→ Work to complete
Give all the lines below again, exactly, with no pictures.

::::::

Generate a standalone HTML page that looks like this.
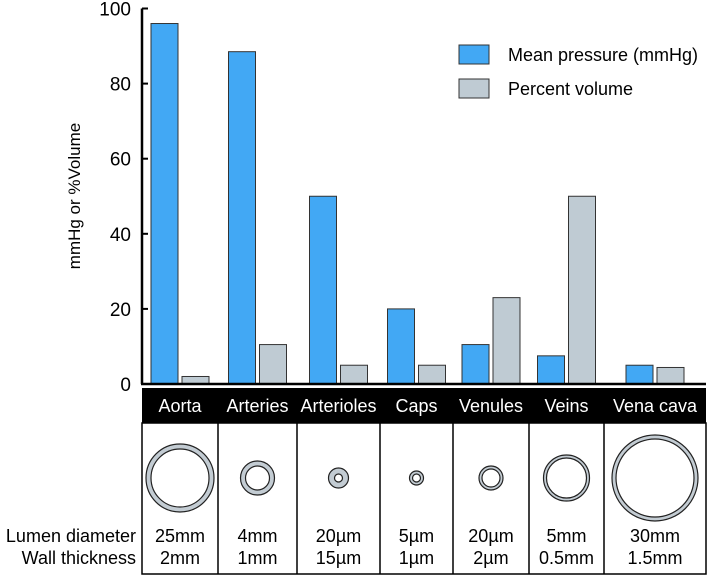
<!DOCTYPE html>
<html><head><meta charset="utf-8">
<style>
body{margin:0;background:#fff;}
svg{display:block;font-family:"Liberation Sans",sans-serif;}
</style></head>
<body>
<svg id="chart" width="709" height="576" viewBox="0 0 709 576">
<g id="bars"></g>
<g id="axis"></g>
<text x="80" y="196" transform="rotate(-90 80 196)" text-anchor="middle" font-size="17">mmHg or %Volume</text>
<g>
<rect x="459" y="45" width="30" height="19" fill="#42a8f4" stroke="#333"/>
<text x="508" y="61" font-size="18">Mean pressure (mmHg)</text>
<rect x="459" y="79" width="30" height="19" fill="#bfcbd3" stroke="#333"/>
<text x="508" y="95" font-size="18">Percent volume</text>
</g>
<g id="table"></g>
<text x="136" y="542" text-anchor="end" font-size="18">Lumen diameter</text>
<text x="136" y="564" text-anchor="end" font-size="18">Wall thickness</text>
</svg>
<script>
const categories=["Aorta","Arteries","Arterioles","Caps","Venules","Veins","Vena cava"];
const pressure=[96,88.5,50,20,10.5,7.5,5];
const volume=[2,10.5,5,5,23,50,4.4];
const yTicks=[0,20,40,60,80,100];
const lumen=["25mm","4mm","20µm","5µm","20µm","5mm","30mm"];
const wall=["2mm","1mm","15µm","1µm","2µm","0.5mm","1.5mm"];
const outerR=[34,17,10,7,12,23,43];
const innerR=[29,12,4,4,9,20,39];
const colEdges=[142,218,297,380,453,529,604,706];

const NS="http://www.w3.org/2000/svg";
const y=v=>384-v*3.755;
function mk(tag,attrs,parent,txt){const e=document.createElementNS(NS,tag);for(const k in attrs)e.setAttribute(k,attrs[k]);if(txt!==undefined)e.textContent=txt;parent.appendChild(e);return e;}
const bars=document.getElementById('bars'),axis=document.getElementById('axis'),table=document.getElementById('table');
const bw=27;
categories.forEach((c,i)=>{
  const cx=(colEdges[i]+colEdges[i+1])/2;
  const b1=mk('rect',{x:cx-bw-2,y:y(pressure[i]),width:bw,height:y(0)-y(pressure[i]),fill:'#42a8f4',stroke:'#333','stroke-width':1},bars);
  
  
  const b2=mk('rect',{x:cx+2,y:y(volume[i]),width:bw,height:y(0)-y(volume[i]),fill:'#bfcbd3',stroke:'#333','stroke-width':1},bars);
  
  
});
const al=mk('line',{x1:142,y1:y(100),x2:142,y2:y(0),stroke:'#000','stroke-width':2.5},axis);


const xl=mk('line',{x1:141,y1:y(0),x2:706,y2:y(0),stroke:'#000','stroke-width':2.5},axis);


yTicks.forEach(t=>{
  const tk=mk('line',{x1:142,y1:y(t),x2:148,y2:y(t),stroke:'#000','stroke-width':2},axis);
  
  
  const tl=mk('text',{x:131,y:y(t)+7,'text-anchor':'end','font-size':19},axis,t);
  
  
});
const band=mk('rect',{x:142,y:388,width:564,height:35,fill:'#000'},table);


const box=mk('rect',{x:142,y:423,width:564,height:151,fill:'none',stroke:'#000','stroke-width':1.5},table);


categories.forEach((c,i)=>{
  const cx=(colEdges[i]+colEdges[i+1])/2;
  if(i>0){const d=mk('line',{x1:colEdges[i],y1:423,x2:colEdges[i],y2:574,stroke:'#000','stroke-width':1.5},table);
    
    }
  const h=mk('text',{x:cx,y:412,'text-anchor':'middle','font-size':18,fill:'#fff'},table,c);
  
  
  const o=mk('circle',{cx:cx,cy:478,r:outerR[i],fill:'#c3ccd3',stroke:'#222','stroke-width':1.2},table);
  
  
  const n=mk('circle',{cx:cx,cy:478,r:innerR[i],fill:'#fff',stroke:'#222','stroke-width':1.2},table);
  
  
  const l=mk('text',{x:cx,y:542,'text-anchor':'middle','font-size':18},table,lumen[i]);
  
  
  const w=mk('text',{x:cx,y:564,'text-anchor':'middle','font-size':18},table,wall[i]);
  
  
});
</script>
</body></html>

::::::

→ Response
Generate a standalone HTML page that looks like this.
<!DOCTYPE html>
<html><head><meta charset="utf-8">
<style>
body{margin:0;background:#fff;}
svg{display:block;font-family:"Liberation Sans",sans-serif;}
</style></head>
<body>
<svg id="chart" width="709" height="576" viewBox="0 0 709 576">
<g id="bars"></g>
<g id="axis"></g>
<text x="80" y="196" transform="rotate(-90 80 196)" text-anchor="middle" font-size="17">mmHg or %Volume</text>
<g>
<rect x="459" y="45" width="30" height="19" fill="#42a8f4" stroke="#333"/>
<text x="508" y="61" font-size="18">Mean pressure (mmHg)</text>
<rect x="459" y="79" width="30" height="19" fill="#bfcbd3" stroke="#333"/>
<text x="508" y="95" font-size="18">Percent volume</text>
</g>
<g id="table"></g>
<text x="136" y="542" text-anchor="end" font-size="18">Lumen diameter</text>
<text x="136" y="564" text-anchor="end" font-size="18">Wall thickness</text>
</svg>
<script>
const categories=["Aorta","Arteries","Arterioles","Caps","Venules","Veins","Vena cava"];
const pressure=[96,88.5,50,20,10.5,7.5,5];
const volume=[2,10.5,5,5,23,50,4.4];
const yTicks=[0,20,40,60,80,100];
const lumen=["25mm","4mm","20µm","5µm","20µm","5mm","30mm"];
const wall=["2mm","1mm","15µm","1µm","2µm","0.5mm","1.5mm"];
const outerR=[34,17,10,7,12,23,43];
const innerR=[29,12,4,4,9,20,39];
const colEdges=[142,218,297,380,453,529,604,706];

const NS="http://www.w3.org/2000/svg";
const y=v=>384-v*3.755;
function mk(tag,attrs,parent,txt){const e=document.createElementNS(NS,tag);for(const k in attrs)e.setAttribute(k,attrs[k]);if(txt!==undefined)e.textContent=txt;parent.appendChild(e);return e;}
const bars=document.getElementById('bars'),axis=document.getElementById('axis'),table=document.getElementById('table');
const bw=27;
categories.forEach((c,i)=>{
  const cx=(colEdges[i]+colEdges[i+1])/2;
  const b1=mk('rect',{x:cx-bw-2,y:y(pressure[i]),width:bw,height:y(0)-y(pressure[i]),fill:'#42a8f4',stroke:'#333','stroke-width':1},bars);
  
  
  const b2=mk('rect',{x:cx+2,y:y(volume[i]),width:bw,height:y(0)-y(volume[i]),fill:'#bfcbd3',stroke:'#333','stroke-width':1},bars);
  
  
});
const al=mk('line',{x1:142,y1:y(100),x2:142,y2:y(0),stroke:'#000','stroke-width':2.5},axis);


const xl=mk('line',{x1:141,y1:y(0),x2:706,y2:y(0),stroke:'#000','stroke-width':2.5},axis);


yTicks.forEach(t=>{
  const tk=mk('line',{x1:142,y1:y(t),x2:148,y2:y(t),stroke:'#000','stroke-width':2},axis);
  
  
  const tl=mk('text',{x:131,y:y(t)+7,'text-anchor':'end','font-size':19},axis,t);
  
  
});
const band=mk('rect',{x:142,y:388,width:564,height:35,fill:'#000'},table);


const box=mk('rect',{x:142,y:423,width:564,height:151,fill:'none',stroke:'#000','stroke-width':1.5},table);


categories.forEach((c,i)=>{
  const cx=(colEdges[i]+colEdges[i+1])/2;
  if(i>0){const d=mk('line',{x1:colEdges[i],y1:423,x2:colEdges[i],y2:574,stroke:'#000','stroke-width':1.5},table);
    
    }
  const h=mk('text',{x:cx,y:412,'text-anchor':'middle','font-size':18,fill:'#fff'},table,c);
  
  
  const o=mk('circle',{cx:cx,cy:478,r:outerR[i],fill:'#c3ccd3',stroke:'#222','stroke-width':1.2},table);
  
  
  const n=mk('circle',{cx:cx,cy:478,r:innerR[i],fill:'#fff',stroke:'#222','stroke-width':1.2},table);
  
  
  const l=mk('text',{x:cx,y:542,'text-anchor':'middle','font-size':18},table,lumen[i]);
  
  
  const w=mk('text',{x:cx,y:564,'text-anchor':'middle','font-size':18},table,wall[i]);
  
  
});
</script>
</body></html>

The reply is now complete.